My journey led me in the opposite direction. I grew up a non-church going catholic secular atheist. In College I supported every single left-wing issue blindly. I cried when Obama won the election and ridiculed Palin to no end. I believed every myth and knew the arguments inside out. I was immersed in it and everything was a joke and we moked everyone especially organized religion types. We learned everything from Family Guy and the Huff. Post and Stewart and Colbert - they were gods, they were courageous, revolutionary etc. etc. But that was then and this is now.

My friends think I've lost it or given in somehow but the truth was the truth and I couldn't go back.

Being a lefty progressive has NOTHING to do with facts, it is almost 100% about emotion. It is simply easier and it fills you up so effortlessly with a sense of righteousness that is really addictive.
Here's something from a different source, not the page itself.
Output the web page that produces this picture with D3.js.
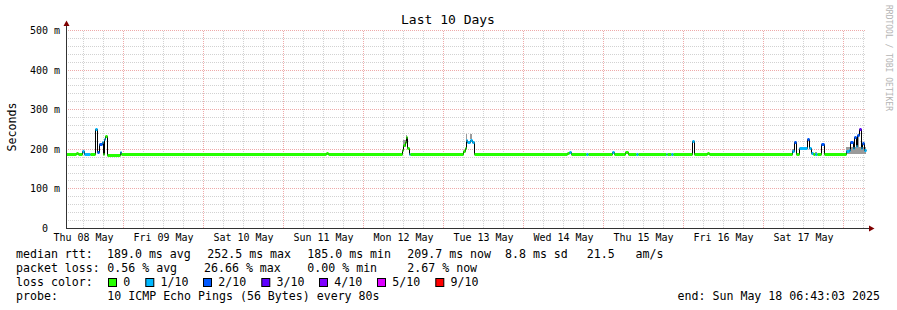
<!DOCTYPE html>
<html>
<head>
<meta charset="utf-8">
<script src="https://cdn.jsdelivr.net/npm/d3@7"></script>
<style>
  body { margin: 0; background: #fff; }
  text { font-family: "DejaVu Sans Mono", monospace; fill: #000; white-space: pre; }
</style>
</head>
<body>
<div id="chart"></div>
<script>
var svgWidth = 897;
var svgHeight = 310;

var parseTime = d3.timeParse("%Y-%m-%d %H:%M");

var startTime = "2025-05-08 06:43";
var endTime = "2025-05-18 06:43";

var yTicks = [0, 100, 200, 300, 400, 500];
var yTickLabels = ["0  ", "100 m", "200 m", "300 m", "400 m", "500 m"];

// loss levels, colour per level
var lossLevels = ["0", "1/10", "2/10", "3/10", "4/10", "5/10", "9/10"];
var lossColors = ["#26ff00", "#00b8ff", "#0059ff", "#5e00ff", "#7e00ff", "#dd00ff", "#ff0000"];

// median rtt as steps: [from, ms, loss level index]
var medianSteps = [
    ["2025-05-08 06:43", 187, 0],
    ["2025-05-08 09:43", 190, 0],
    ["2025-05-08 10:19", 187, 0],
    ["2025-05-08 11:44", 195, 1],
    ["2025-05-08 12:07", 188, 1],
    ["2025-05-08 13:55", 187, 0],
    ["2025-05-08 15:34", 250, 1],
    ["2025-05-08 16:01", 191, 2],
    ["2025-05-08 16:46", 212, 2],
    ["2025-05-08 17:31", 216, 1],
    ["2025-05-08 17:58", 187, 0],
    ["2025-05-08 18:16", 225, 1],
    ["2025-05-08 18:34", 232, 0],
    ["2025-05-08 19:01", 185, 0],
    ["2025-05-08 22:55", 191, 1],
    ["2025-05-08 23:13", 187, 0],
    ["2025-05-11 12:43", 190, 0],
    ["2025-05-11 13:19", 187, 0],
    ["2025-05-12 11:31", 198, 0],
    ["2025-05-12 11:49", 209, 0],
    ["2025-05-12 12:25", 216, 0],
    ["2025-05-12 12:43", 229, 0],
    ["2025-05-12 13:10", 203, 0],
    ["2025-05-12 13:37", 187, 1],
    ["2025-05-12 13:55", 187, 0],
    ["2025-05-13 05:49", 195, 0],
    ["2025-05-13 06:25", 203, 0],
    ["2025-05-13 06:52", 221, 1],
    ["2025-05-13 07:19", 216, 1],
    ["2025-05-13 07:55", 223, 1],
    ["2025-05-13 08:31", 218, 1],
    ["2025-05-13 09:07", 187, 0],
    ["2025-05-14 13:01", 190, 0],
    ["2025-05-14 13:37", 192, 1],
    ["2025-05-14 14:13", 187, 0],
    ["2025-05-14 18:43", 187, 1],
    ["2025-05-14 19:19", 187, 0],
    ["2025-05-15 02:31", 191, 1],
    ["2025-05-15 03:07", 187, 0],
    ["2025-05-15 06:43", 191, 0],
    ["2025-05-15 07:19", 187, 0],
    ["2025-05-15 09:43", 187, 1],
    ["2025-05-15 10:19", 187, 0],
    ["2025-05-15 18:43", 187, 1],
    ["2025-05-15 19:19", 187, 0],
    ["2025-05-15 20:31", 187, 1],
    ["2025-05-15 20:49", 187, 0],
    ["2025-05-16 02:31", 220, 1],
    ["2025-05-16 03:07", 187, 0],
    ["2025-05-16 07:01", 190, 0],
    ["2025-05-16 07:37", 187, 0],
    ["2025-05-17 08:49", 195, 1],
    ["2025-05-17 09:07", 218, 2],
    ["2025-05-17 09:52", 188, 0],
    ["2025-05-17 10:55", 202, 1],
    ["2025-05-17 13:10", 224, 2],
    ["2025-05-17 13:37", 203, 1],
    ["2025-05-17 14:13", 190, 1],
    ["2025-05-17 14:49", 187, 0],
    ["2025-05-17 15:25", 186, 1],
    ["2025-05-17 16:19", 187, 0],
    ["2025-05-17 17:31", 213, 2],
    ["2025-05-17 18:25", 187, 0],
    ["2025-05-18 00:43", 194, 1],
    ["2025-05-18 01:37", 198, 1],
    ["2025-05-18 02:13", 218, 2],
    ["2025-05-18 02:49", 203, 1],
    ["2025-05-18 03:16", 230, 2],
    ["2025-05-18 03:43", 206, 1],
    ["2025-05-18 04:10", 236, 2],
    ["2025-05-18 04:37", 250, 3],
    ["2025-05-18 05:13", 203, 1],
    ["2025-05-18 05:40", 214, 2],
    ["2025-05-18 06:07", 196, 1]
];

// smoke (spread of the pings): [from, to, low ms, high ms]
var smokeBands = [
    ["2025-05-12 11:49", "2025-05-12 12:43", 205, 222],
    ["2025-05-12 12:43", "2025-05-12 13:10", 215, 236],
    ["2025-05-13 06:52", "2025-05-13 07:19", 222, 238],
    ["2025-05-13 07:55", "2025-05-13 08:31", 224, 238],
    ["2025-05-17 08:49", "2025-05-17 09:07", 190, 200],
    ["2025-05-17 15:25", "2025-05-17 16:19", 185, 192],
    ["2025-05-18 00:43", "2025-05-18 06:43", 187, 205],
    ["2025-05-18 04:10", "2025-05-18 04:37", 205, 232]
];

var rttStats = ["189.0 ms avg", "252.5 ms max", "185.0 ms min", "209.7 ms now", "8.8 ms sd", "21.5   am/s"];
var lossStats = ["0.56 % avg", "26.66 % max", "0.00 % min", "2.67 % now"];
var probeText = "10 ICMP Echo Pings (56 Bytes) every 80s";
var endText = "end: Sun May 18 06:43:03 2025";

var svg = d3.select("#chart")
    .append("svg")
    .attr("width", svgWidth)
    .attr("height", svgHeight);

var t0 = parseTime(startTime);
var t1 = parseTime(endTime);

var x = d3.scaleTime()
    .domain([t0, t1])
    .rangeRound([65.5, 865.5]);

var y = d3.scaleLinear()
    .domain([0, 500])
    .rangeRound([228, 30]);

var plotH = 228 - 30;

// grid
function styleGrid(g, color) {
    g.select(".domain").remove();
    g.selectAll("line")
        .attr("stroke", color)
        .attr("stroke-dasharray", "1,1");
}

svg.append("g")
    .attr("transform", "translate(66,0)")
    .call(d3.axisLeft(y).tickValues(d3.range(20, 500, 20).filter(d => d % 100 !== 0)).tickSize(-800).tickFormat(""))
    .call(styleGrid, "#d2d2d2");

svg.append("g")
    .attr("transform", "translate(0,228)")
    .call(d3.axisBottom(x).tickValues(d3.timeHour.every(6).range(t0, t1).filter(d => d.getHours() !== 0)).tickSize(-plotH).tickFormat(""))
    .call(styleGrid, "#d2d2d2");

svg.append("g")
    .attr("transform", "translate(66,0)")
    .call(d3.axisLeft(y).tickValues(yTicks.slice(1)).tickSize(-800).tickFormat(""))
    .call(styleGrid, "#eeaaaa");

svg.append("g")
    .attr("transform", "translate(0,228)")
    .call(d3.axisBottom(x).tickValues(d3.timeDay.range(t0, t1)).tickSize(-plotH).tickFormat(""))
    .call(styleGrid, "#eeaaaa");

// smoke
svg.append("g")
    .selectAll("rect")
    .data(smokeBands)
    .enter()
    .append("rect")
    .attr("x", d => x(parseTime(d[0])))
    .attr("width", d => x(parseTime(d[1])) - x(parseTime(d[0])))
    .attr("y", d => y(d[3]))
    .attr("height", d => y(d[2]) - y(d[3]))
    .attr("fill", "#9a9a9a");

// median
var steps = medianSteps.map(function (d, i) {
    var next = medianSteps[i + 1];
    return {
        from: parseTime(d[0]),
        to: parseTime(next ? next[0] : endTime),
        rtt: d[1],
        loss: d[2]
    };
});

var medianGroup = svg.append("g")
    .attr("transform", "translate(0.5,0.5)");

var stepLine = d3.line()
    .x(d => x(d.t))
    .y(d => y(d.rtt))
    .curve(d3.curveStepAfter);

var linePoints = steps.map(d => ({ t: d.from, rtt: d.rtt }));
linePoints.push({ t: t1, rtt: steps[steps.length - 1].rtt });

medianGroup.append("path")
    .datum(linePoints)
    .attr("d", stepLine)
    .attr("fill", "none")
    .attr("stroke", "#000")
    .attr("stroke-width", 1);

medianGroup.selectAll("line.med")
    .data(steps)
    .enter()
    .append("line")
    .attr("class", "med")
    .attr("x1", d => x(d.from))
    .attr("x2", d => x(d.to))
    .attr("y1", d => y(d.rtt))
    .attr("y2", d => y(d.rtt))
    .attr("stroke", d => lossColors[d.loss])
    .attr("stroke-width", 3);

// axes
var yAxis = svg.append("g")
    .attr("transform", "translate(66,0)")
    .call(d3.axisLeft(y).tickValues(yTicks).tickSize(0).tickPadding(6).tickFormat((d, i) => yTickLabels[i]));
yAxis.select(".domain").remove();
yAxis.selectAll("text").style("font-size", "10px").style("font-family", "DejaVu Sans Mono");

var noons = d3.timeDay.range(d3.timeDay.floor(t0), t1)
    .map(d => d3.timeHour.offset(d, 12))
    .filter(d => d < t1);
var xAxis = svg.append("g")
    .attr("transform", "translate(0,228)")
    .call(d3.axisBottom(x).tickValues(noons).tickSize(0).tickPadding(6).tickFormat(d3.timeFormat("%a %d %b")));
xAxis.select(".domain").remove();
xAxis.selectAll("text").style("font-size", "10px").style("font-family", "DejaVu Sans Mono");

svg.append("line")
    .attr("x1", 66.5).attr("x2", 66.5)
    .attr("y1", 228.5).attr("y2", 25)
    .attr("stroke", "#333");
svg.append("line")
    .attr("x1", 66).attr("x2", 870)
    .attr("y1", 228.5).attr("y2", 228.5)
    .attr("stroke", "#333");

svg.append("path")
    .attr("d", "M66.5,20.5L63.5,26L69.5,26Z")
    .attr("fill", "#7f0000");
svg.append("path")
    .attr("d", "M874.5,228.5L869,225.5L869,231.5Z")
    .attr("fill", "#7f0000");

// titles
svg.append("text")
    .attr("x", 448)
    .attr("y", 24)
    .attr("text-anchor", "middle")
    .style("font-size", "13px")
    .text("Last 10 Days");

svg.append("text")
    .attr("transform", "translate(16,127) rotate(-90)")
    .attr("text-anchor", "middle")
    .style("font-size", "11.6px")
    .text("Seconds");

svg.append("text")
    .attr("transform", "translate(886,5) rotate(90)")
    .style("font-size", "8px")
    .style("fill", "#b4b4b4")
    .text("RRDTOOL / TOBI OETIKER");

// legend
var legend = svg.append("g").style("font-size", "11.6px");

function legendText(xPos, yPos, str) {
    legend.append("text").attr("x", xPos).attr("y", yPos).text(str);
}

var rttX = [107, 207.3, 307.3, 407.3, 505, 586.7];
var lossX = [107.3, 204, 307.3, 407.3];
var boxX = [108.5, 145.8, 203.5, 261.8, 319.5, 377.5, 435.8];

legendText(16, 258, "median rtt:");
rttStats.forEach((s, i) => legendText(rttX[i], 258, s));

legendText(16, 272, "packet loss:");
lossStats.forEach((s, i) => legendText(lossX[i], 272, s));

legendText(16, 286, "loss color:");
legend.selectAll("rect")
    .data(lossLevels)
    .enter()
    .append("rect")
    .attr("x", (d, i) => boxX[i])
    .attr("y", 278.5)
    .attr("width", 8)
    .attr("height", 8)
    .attr("fill", (d, i) => lossColors[i])
    .attr("stroke", "#000")
    .attr("stroke-width", 1);
lossLevels.forEach((s, i) => legendText(boxX[i] + 14.7, 286, s));

legendText(16, 300, "probe:");
legendText(107.3, 300, probeText);
legend.append("text")
    .attr("x", 880)
    .attr("y", 300)
    .attr("text-anchor", "end")
    .text(endText);
</script>
</body>
</html>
Anyway I suspect there'll be more people moving to the right in the coming year, especially young people.
1.6.2012 | 12:18pm
Joe DeVet says:
Miss Harris will probably wake up one day to discover that a) the liberal emoting over the (admittedly real) plight of people in distress does nothing to help them, and the liberal solutions, in general, positively harm them; b) those who say little but give real charity tend to be conservative in their politics, as documented in the book "Who Really Cares"; c) surrogate charity, where I exercise charity by inducing my government to extract wealth from my neighbors, skim much of it, and throw the remainder at the poor is not really spiritually uplifting for the giver, the taker, or the skimmer; d) there is a natural and reasonable hierarchy of priorities in Chrisitian social concern which places the protection of life and the practice of chastity both in priority places, and one does very well to emphasize these things.
1.6.2012 | 12:38pm
mcasey says:
This article points to a simple but increasingly treacherous truth in modern American life: that all this obsession with "left" and "right" is bred from and compounded by our general lack of real exposure to people of different views (internet comment banks nonwithstanding). The author was raised in a crucible of conservative Christianity, where people of different views were ignored or considered bad or crazy. Actually meeting and getting to know some of those people taught the author that this wasn't true. The same could happen to a kid raised in an obsessively liberal home/school, where any conservative view/person is viewed as bad or crazy. This is the danger of raising children (or being adults) insulated from real exposure to various people and experiences.
But people are complex and issues are not black and white. Curling up in crucible of people who share ones views or obsessions is not a healthy way to form views of life. Bravo to the author or anyone in this day and age with guts enough to leave the echo chamber, actually engage people of different views, and approach life with honesty and courage, whatever conclusion you end up drawing from it.
1.6.2012 | 2:14pm
Randy says:
The Left comes away from reading the Holy Bible loving tax-collectors and hating apostolic authority. It seems like a severe reading comprehension problem to me.
1.6.2012 | 2:39pm
Therese Z says:
The Church would not "keep harping on abortion and gay marriage" if society would stop promoting those issues, expanding those issues, "normalizing" those issues.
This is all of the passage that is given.